Russel Pergament's assault on New York City's ultracompetitive newspaper market is admirable for its audacity. Pergament is focusing on 18-to-34-year-olds, a segment that basically doesn't read newspapers. Last fall he launched amNewYork (circ. 209,000), a daily designed to attract the younger set by keeping news short and photos plentiful. It's free, it's small, and it's largely paid for by the Tribune Co., one of the nation's largest publishing companies. "What these kids like is fast, blather free and unbiased," he says. "Something to give them a good, comprehensive scan of the country in 20 minutes."
amNewYork is one of the latest bids in a broad effort to revive the newspaper industry after more than a decade of eroding circulation and closures. For years, papers have tried to attract gens X and Y with everything from hipper coverage to school partnerships to targeted pullout sections. Now several publishers are launching stand-alone papers with content tailored to the under-35 crowd, which tends to get its news from cable TV, websites and niche publications. According to a University of Chicago survey, fewer than a quarter of Americans ages 18 to 29 read a newspaper every day.
In recent months, newspapers from Belo Corp.'s Dallas Morning News to the Gannett Co.'s Wilmington (Del.) News Journal have rolled out separate, free tabloids to appeal to that missing demographic. Some, like the Washington Post Co.'s Express, appear daily and are newsy, boiled-down versions of the broadsheet. Others are weekly and focus more on entertainment and lifestyle, like Gannett's CiN Weekly in Cincinnati, Ohio, and Knight-Ridder's StreetMiami, produced by the Miami Herald.

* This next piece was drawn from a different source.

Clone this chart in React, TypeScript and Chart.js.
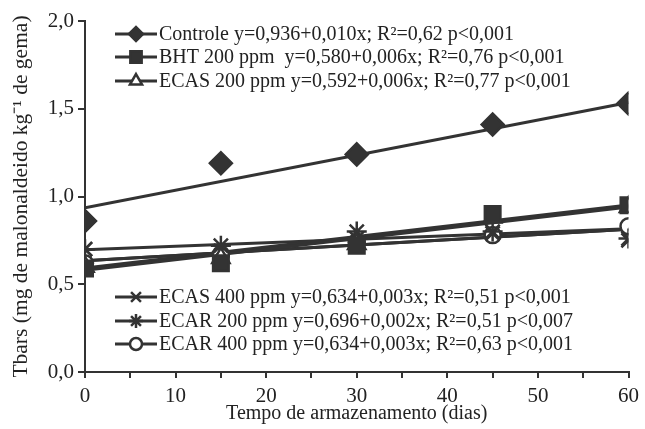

"Our main goal is to create new generations of newspaper readers," says John O'Loughlin, general manager of the Chicago Tribune's RedEye edition, a youth-oriented daily that competes with the Chicago Sun-Times's Red Streak. The industry hopes to hook the kids now and eventually have them trade up to the marquee, paid product. In an early rumbling of that hoped-for switch, RedEye manages to sell about 15% of its copies at 25¢ apiece.
Industry analysts are unsure whether many young readers will ever convert to paying customers. But the analysts mostly agree that the freebies add value by increasing market share and attracting new, youth-seeking advertising dollars. The Tribune's RedEye (circ. 85,000), for example, has not turned a profit, but it has attracted 350 new advertisers to the Trib. Plus, since newspaper companies use existing assets like printing plants, journalists and distribution networks, the cost of added operations is incremental, says James Marsh, an analyst at SG Cowen Securities. Most of the free papers are break-even propositions for now.